Danielle McCann, alors ministre de la Santé du Québec, le 28 mai dernier

Le gouvernement du Québec s’est dit maintes fois favorable aux biosimilaires pour faire baisser les coûts du système public, mais n’est pas encore passé à l’action comme les deux autres provinces canadiennes et l’Europe.

En retardant d’un an la mise en place d’une politique à l’égard des biosimilaires, le gouvernement perd plus de 90 millions de dollars, calcule Aviseo.

Un appui de l’industrie

« Je pense que, comme société, si on ne veut pas limiter l’accès à ces médicaments qui sont toujours plus coûteux, on a certainement l’obligation de s’assurer d’aller chercher des économies lorsque la sécurité et l’efficacité des alternatives sont prouvées », affirme en entrevue Jean-Guy Goulet, chef de l’exploitation mondiale de Pharmascience, entreprise québécoise spécialisée dans les médicaments génériques qui est présente dans plus de 60 pays.

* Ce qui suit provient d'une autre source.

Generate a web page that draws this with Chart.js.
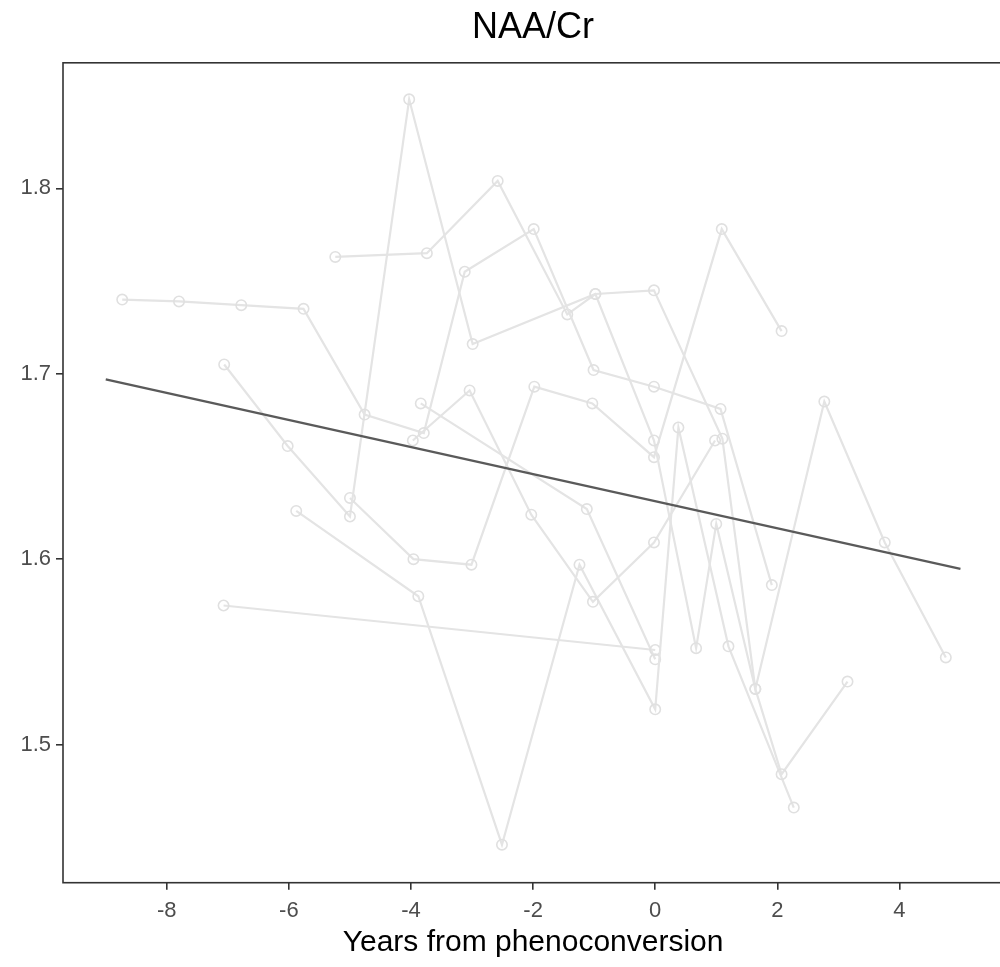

« Si on va chercher 50 % de rabais sur des médicaments dont les brevets sont terminés, ce sont des économies substantielles que le gouvernement peut réinvestir en médicaments ou ailleurs en santé », renchérit Michel Robidoux, PDG de Sandoz Canada et président du conseil d’administration de Biosimilaires Canada.

« Et il est important de spécifier que le patient et le médecin reçoivent les mêmes supports qu’avec un médicament biologique. Ceci a un coût important qui est inclus dans le rabais de 50 %. »

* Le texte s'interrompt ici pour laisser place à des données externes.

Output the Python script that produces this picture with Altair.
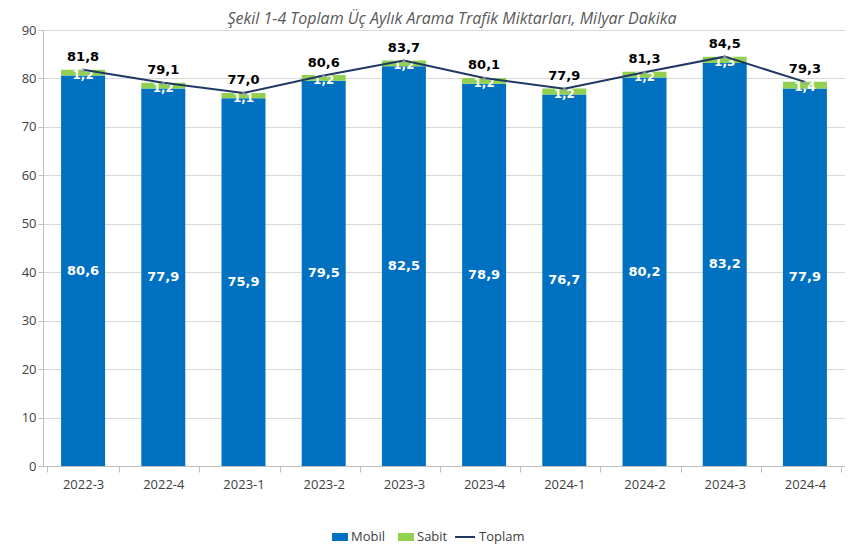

Aucune entreprise québécoise ne fabrique les médicaments biologiques d’origine ni les biosimilaires. Toutefois, Sandoz Canada distribue des biosimilaires au Québec, tout comme Pfizer et Merck qui ont des sièges sociaux au Québec.

Qu’est-ce qu’un biosimilaire ?

Lorsque le brevet d’un médicament biologique arrive à échéance, d’autres fabricants que celui qui détient le brevet peuvent le produire. Ces médicaments sont appelés biosimilaires.

Quelle est la différence entre un médicament biosimilaire et un médicament générique ?

Les médicaments génériques contiennent les mêmes ingrédients médicinaux que les médicaments originaux parce que ce sont de petites molécules chimiquement synthétisées. Les médicaments biologiques, eux, sont fabriqués à partir de cellules vivantes qui sont variables. C’est pour cette raison que les médicaments biologiques biosimilaires seront très semblables aux médicaments originaux, mais sans être identiques.

Ces médicaments traitent quelles maladies ?

Ces médicaments sont utilisés, entre autres, pour traiter ou prévenir le diabète, l’arthrite, les troubles inflammatoires de l’appareil digestif, l’infertilité, la thrombose veineuse profonde et des cancers. Parmi les médicaments biologiques les plus connus, on retrouve Remicade (biosimilaire Inflectra et Renflexis), Enbrel (biosimilaire Brenzys et Erelzi), GONAL-f, Lovenox et Humira (aucun biosimilaire disponible au Canada).